Purpose: To define methodology to show clinical benefit for patients in the state of a rising prostate-specific antigen (PSA).
Hypothesis: A clinical states framework was used to address the hypothesis that definitive phase III trials could not be conducted in this patient population.
Patient population: The Group focused on men with systemic (nonlocalized) recurrence and a defined risk of developing clinically detectable metastases. Models to define systemic versus local recurrence, and risk of metastatic progression were discussed.
Intervention: Therapies that have shown favorable effects in more advanced clinical states; meaningful biologic surrogates of activity linked with efficacy in other tumor types; and/or effects on a target or pathway known to contribute to prostate cancer progression in this state can be considered for evaluation.

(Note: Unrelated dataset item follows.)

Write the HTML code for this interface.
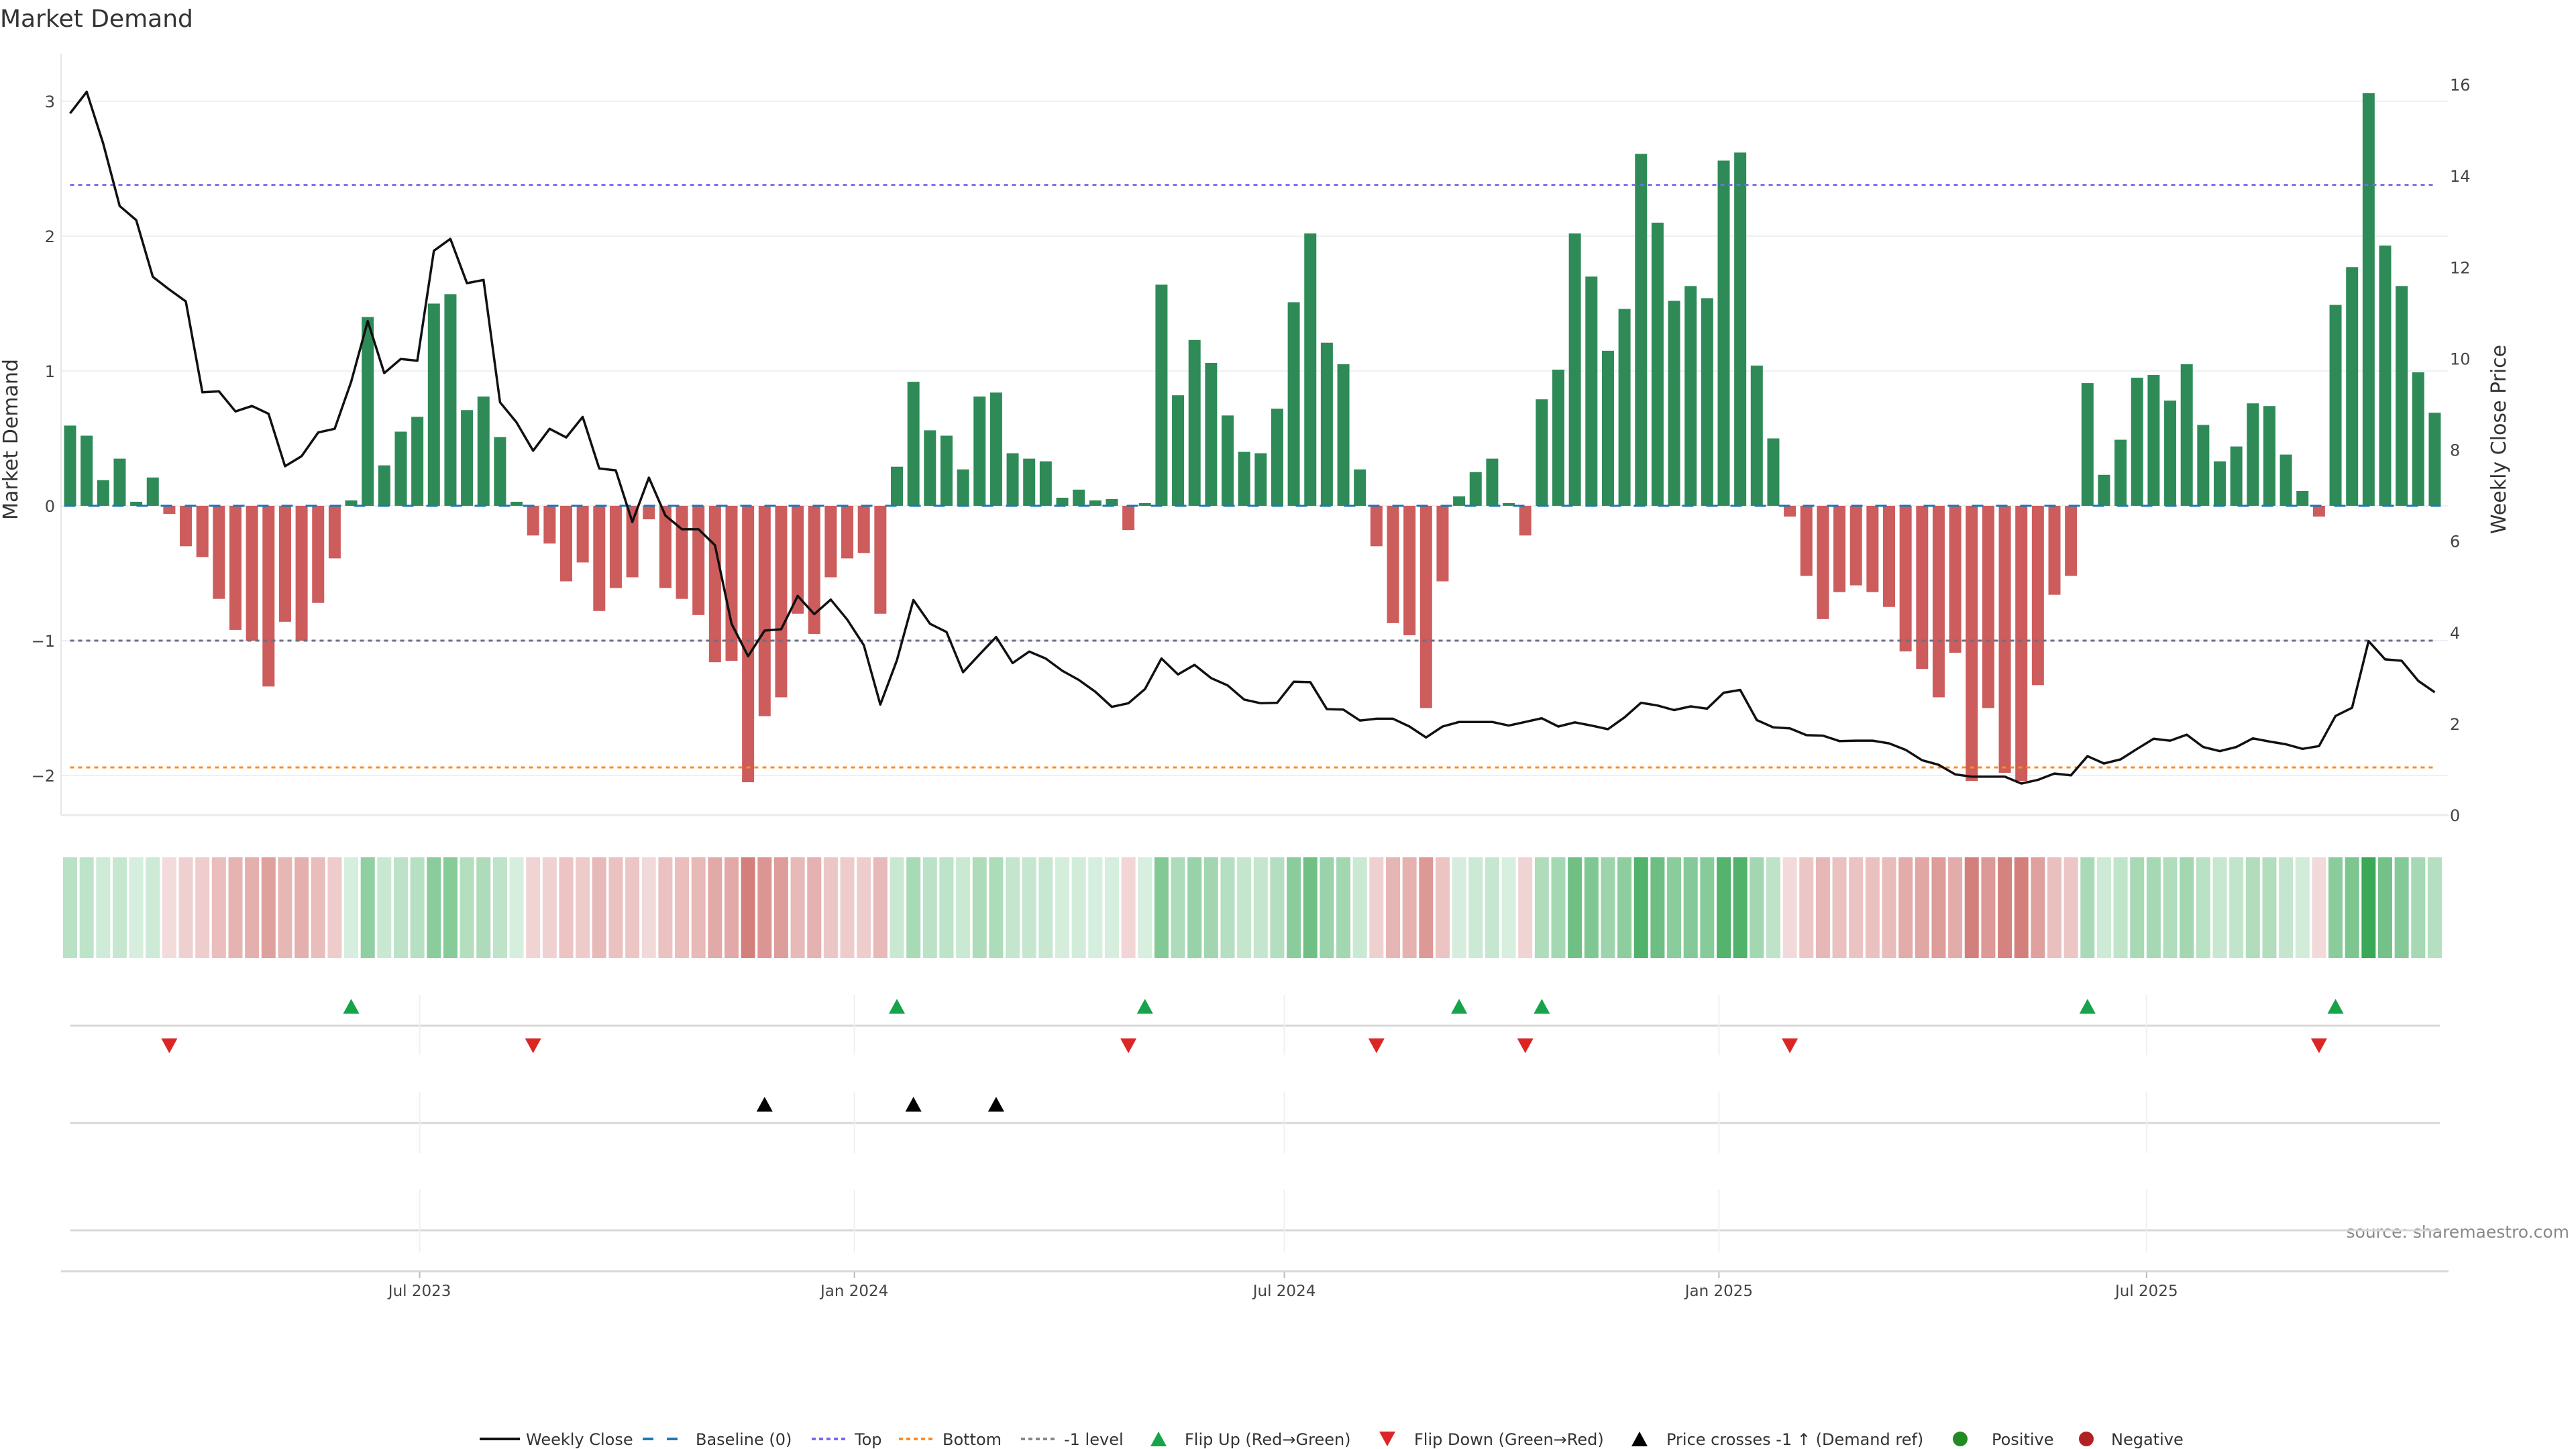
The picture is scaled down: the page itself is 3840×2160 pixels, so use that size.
<!DOCTYPE html>
<html><head><meta charset="utf-8"><title>Market Demand</title>
<style>
html,body{margin:0;padding:0;background:#fff;}
svg{display:block;font-family:"DejaVu Sans","Liberation Sans",sans-serif;}
</style></head>
<body>
<svg id="chart" xmlns="http://www.w3.org/2000/svg" width="3840" height="2160" viewBox="0 0 3840 2160">
<rect width="3840" height="2160" fill="#fff"/>
<text x="0" y="40" font-size="36" fill="#333">Market Demand</text>
<text transform="translate(26,655) rotate(-90)" text-anchor="middle" font-size="30" fill="#333">Market Demand</text>
<text transform="translate(3735,655) rotate(-90)" text-anchor="middle" font-size="30" fill="#333">Weekly Close Price</text>
<text x="3830" y="1845" text-anchor="end" font-size="25" fill="#888">source: sharemaestro.com</text>
<g id="g-grid"></g><g id="g-bars"></g><g id="g-lines"></g><g id="g-heat"></g><g id="g-marks"></g><g id="g-axes"></g><g id="g-legend"></g>
</svg>
<script>
const demand = [0.595,0.52,0.19,0.35,0.03,0.21,-0.06,-0.30,-0.38,-0.69,-0.92,-1.0,-1.34,-0.86,-1.0,-0.72,-0.39,0.04,1.40,0.30,0.55,0.66,1.50,1.57,0.71,0.81,0.51,0.03,-0.22,-0.28,-0.56,-0.42,-0.78,-0.61,-0.53,-0.10,-0.61,-0.69,-0.81,-1.16,-1.15,-2.05,-1.56,-1.42,-0.80,-0.95,-0.53,-0.39,-0.35,-0.80,
0.29,0.92,0.56,0.52,0.27,0.81,0.84,0.39,0.35,0.33,0.06,0.12,0.04,0.05,-0.18,0.02,1.64,0.82,1.23,1.06,0.67,0.40,0.39,0.72,1.51,2.02,1.21,1.05,0.27,-0.30,-0.87,-0.96,-1.50,-0.56,0.07,0.25,0.35,0.02,-0.22,0.79,1.01,2.02,1.70,1.15,1.46,2.61,2.10,1.52,1.63,1.54,2.56,2.62,
1.04,0.50,-0.08,-0.52,-0.84,-0.64,-0.59,-0.64,-0.75,-1.08,-1.21,-1.42,-1.09,-2.04,-1.50,-1.98,-2.04,-1.33,-0.66,-0.52,0.91,0.23,0.49,0.95,0.97,0.78,1.05,0.60,0.33,0.44,0.76,0.74,0.38,0.11,-0.08,1.49,1.77,3.06,1.93,1.63,0.99,0.69];
const price = [15.37,15.84,14.71,13.34,13.03,11.79,11.51,11.25,9.26,9.28,8.84,8.96,8.79,7.64,7.86,8.38,8.46,9.49,10.82,9.68,9.99,9.95,12.36,12.62,11.65,11.72,9.04,8.60,7.98,8.46,8.27,8.72,7.59,7.55,6.42,7.39,6.56,6.26,6.26,5.91,4.19,3.48,4.04,4.07,4.80,4.40,4.72,4.28,3.72,
2.42,3.39,4.71,4.19,4.01,3.13,3.52,3.90,3.33,3.58,3.43,3.16,2.96,2.70,2.37,2.45,2.76,3.43,3.08,3.29,3.00,2.84,2.53,2.45,2.46,2.92,2.91,2.32,2.31,2.07,2.11,2.11,1.94,1.70,1.94,2.04,2.04,2.04,1.96,2.04,2.12,1.94,2.03,1.96,1.88,2.14,2.46,2.40,2.30,2.38,2.33,2.68,2.74,
2.08,1.92,1.90,1.75,1.74,1.62,1.63,1.63,1.57,1.43,1.20,1.10,0.89,0.84,0.84,0.84,0.69,0.77,0.91,0.87,1.29,1.13,1.22,1.45,1.67,1.63,1.76,1.49,1.40,1.49,1.68,1.61,1.55,1.45,1.51,2.17,2.35,3.81,3.41,3.38,2.94,2.69];
const priceCrossIdx = [42, 51, 56];
const refLevels = [2.38, -1.94, -1];
const leftTicks = [-2, -1, 0, 1, 2, 3];
const rightTicks = [0, 2, 4, 6, 8, 10, 12, 14, 16];
const xTickLabels = ["Jul 2023", "Jan 2024", "Jul 2024", "Jan 2025", "Jul 2025"];
const xTickWeeks = [21.14, 47.43, 73.43, 99.71, 125.57];

const NS = "http://www.w3.org/2000/svg";
const X0 = 104.5, DX = 24.65, ZERO = 754, UNIT = 201, R0 = 1215, RUNIT = 68.06;
const xS = i => X0 + i * DX;
const yL = v => ZERO - v * UNIT;
const yR = p => R0 - p * RUNIT;
function mk(parent, tag, attrs) {
  const e = document.createElementNS(NS, tag);
  for (const k in attrs) e.setAttribute(k, attrs[k]);
  document.getElementById(parent).appendChild(e);
  return e;
}
const N = demand.length;
const xEnd = xS(N - 1);

// grid
leftTicks.forEach(t => {
  const g = mk("g-grid", "line", {x1: 91, x2: 3650, y1: yL(t), y2: yL(t), stroke: "#eef0f4", "stroke-width": 2});
  
  
  const l = mk("g-axes", "text", {x: 82, y: yL(t) + 9, "text-anchor": "end", "font-size": 24, fill: "#444"});
  l.textContent = t < 0 ? "\u2212" + Math.abs(t) : String(t);
  
  
});
rightTicks.forEach(t => {
  const l = mk("g-axes", "text", {x: 3652, y: yR(t) + 9, "font-size": 24, fill: "#444"});
  l.textContent = String(t);
  
  
});
let ax = mk("g-axes", "line", {x1: 91, x2: 91, y1: 80, y2: 1215, stroke: "#e4e6ea", "stroke-width": 2});


ax = mk("g-axes", "line", {x1: 91, x2: 3650, y1: 1215, y2: 1215, stroke: "#e8eaee", "stroke-width": 3});



// bars
demand.forEach((v, i) => {
  const y0 = yL(0), y1 = yL(v);
  const b = mk("g-bars", "rect", {x: xS(i) - 9, y: Math.min(y0, y1), width: 18, height: Math.max(1, Math.abs(y1 - y0)), fill: v >= 0 ? "#2e8b57" : "#cd5c5c"});
  
  
});

// reference lines
const refColors = ["#7b68ee", "#ff8c1a", "#6e6e80"];
const refNames = ["top-line", "bottom-line", "minus-one-line"];
refLevels.forEach((v, k) => {
  const r = mk("g-lines", "line", {x1: X0, x2: xEnd, y1: yL(v), y2: yL(v), stroke: refColors[k], "stroke-width": 3, "stroke-dasharray": "6,6"});
  
  
});
const bl = mk("g-lines", "line", {x1: X0 - 9, x2: xEnd + 9, y1: yL(0), y2: yL(0), stroke: "#1f77b4", "stroke-width": 3, "stroke-dasharray": "17,19"});



// price line
const pts = price.map((p, i) => xS(i).toFixed(1) + "," + yR(p).toFixed(1)).join(" ");
const pl = mk("g-lines", "polyline", {points: pts, fill: "none", stroke: "#111", "stroke-width": 3.5, "stroke-linejoin": "round"});



// heatmap
function mix(a, b, t) { return "rgb(" + a.map((c, j) => Math.round(c + (b[j] - c) * t)).join(",") + ")"; }
demand.forEach((v, i) => {
  const col = v >= 0 ? mix([216, 239, 223], [58, 168, 87], Math.min(v / 3.06, 1))
                     : mix([244, 222, 222], [211, 128, 124], Math.min(-v / 2.05, 1));
  const c = mk("g-heat", "rect", {x: xS(i) - 10.5, y: 1278, width: 21, height: 150, fill: col});
  
  
});

// marker panels
[1529, 1674, 1834].forEach((y, k) => {
  const l = mk("g-marks", "line", {x1: X0, x2: xEnd + 8, y1: y, y2: y, stroke: "#d8d8d8", "stroke-width": 3});
  
  
});
const panelSpans = [[1483, 1573], [1628, 1719], [1773, 1867]];
xTickWeeks.forEach((w, k) => {
  const x = xS(w);
  panelSpans.forEach(s => {
    const v = mk("g-marks", "line", {x1: x, x2: x, y1: s[0], y2: s[1], stroke: "#f0f0f2", "stroke-width": 2});
    
    
  });
  const t = mk("g-axes", "line", {x1: x, x2: x, y1: 1895, y2: 1905, stroke: "#bbb", "stroke-width": 2});
  
  
  const lab = mk("g-axes", "text", {x: x, y: 1932, "text-anchor": "middle", "font-size": 23, fill: "#444"});
  lab.textContent = xTickLabels[k];
  
  
});
ax = mk("g-axes", "line", {x1: 91, x2: 3650, y1: 1895, y2: 1895, stroke: "#d8d8d8", "stroke-width": 3});



function tri(parent, cx, cy, up, fill) {
  const h = 11;
  const p = up ? `${cx - 12},${cy + h} ${cx + 12},${cy + h} ${cx},${cy - h}` : `${cx - 12},${cy - h} ${cx + 12},${cy - h} ${cx},${cy + h}`;
  return mk(parent, "polygon", {points: p, fill: fill});
}
for (let i = 1; i < N; i++) {
  if (demand[i - 1] < 0 && demand[i] >= 0) {
    const m = tri("g-marks", xS(i), 1500, true, "#16a34a");
    
    
  } else if (demand[i - 1] >= 0 && demand[i] < 0) {
    const m = tri("g-marks", xS(i), 1559, false, "#dc2626");
    
    
  }
}
priceCrossIdx.forEach(i => {
  const m = tri("g-marks", xS(i), 1646, true, "#000");
  
  
});

// legend
const LY = 2145;
function ltext(x, s) {
  const t = mk("g-legend", "text", {x: x, y: LY + 9, "font-size": 24, fill: "#333"});
  t.textContent = s;
  
  
}
let e;
e = mk("g-legend", "line", {x1: 715, x2: 775, y1: LY, y2: LY, stroke: "#111", "stroke-width": 4});
 
ltext(784, "Weekly Close");
e = mk("g-legend", "line", {x1: 958, x2: 1028, y1: LY, y2: LY, stroke: "#1f77b4", "stroke-width": 4, "stroke-dasharray": "16,20"});
 
ltext(1037, "Baseline (0)");
e = mk("g-legend", "line", {x1: 1210, x2: 1262, y1: LY, y2: LY, stroke: "#7b68ee", "stroke-width": 4, "stroke-dasharray": "6,5"});
 
ltext(1274, "Top");
e = mk("g-legend", "line", {x1: 1340, x2: 1393, y1: LY, y2: LY, stroke: "#ff8c1a", "stroke-width": 4, "stroke-dasharray": "6,5"});
 
ltext(1405, "Bottom");
e = mk("g-legend", "line", {x1: 1522, x2: 1575, y1: LY, y2: LY, stroke: "#888", "stroke-width": 4, "stroke-dasharray": "6,5"});
 
ltext(1586, "-1 level");
e = tri("g-legend", 1727, LY, true, "#16a34a");
 
ltext(1766, "Flip Up (Red\u2192Green)");
e = tri("g-legend", 2068, LY, false, "#dc2626");
 
ltext(2108, "Flip Down (Green\u2192Red)");
e = tri("g-legend", 2444, LY, true, "#000");
 
ltext(2484, "Price crosses -1 \u2191 (Demand ref)");
e = mk("g-legend", "circle", {cx: 2922, cy: LY, r: 11, fill: "#228b22"});
 
ltext(2969, "Positive");
e = mk("g-legend", "circle", {cx: 3110, cy: LY, r: 11, fill: "#b22222"});
 
ltext(3147, "Negative");
</script>
</body></html>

Outcomes: An intervention-specific posttherapy PSA-based outcome definition that would justify further testing should be described at the outset. Reporting: Trial reports should include a table showing the number of patients who achieve a specific PSA-based outcome, the number who remain enrolled onto the trial, and the number who came off study at different time points. The term PSA response should be abandoned.
Trial design: The phases of drug development for this state are optimizing dose and schedule, demonstration of a treatment effect, and clinical benefit. To move a drug forward should require a high bar that includes no rise in PSA in a defined proportion of patients for a specified period of time at a minimum. Agents that do not produce this effect can only be tested in combination. The preferred end point of clinical benefit is prostate cancer-specific survival; the time to development of metastatic disease is an alternative.
Conclusion: Methodology to show that an intervention alters the natural history of prostate cancer is described. At each stage of development, only agents with sufficient activity should be moved forward.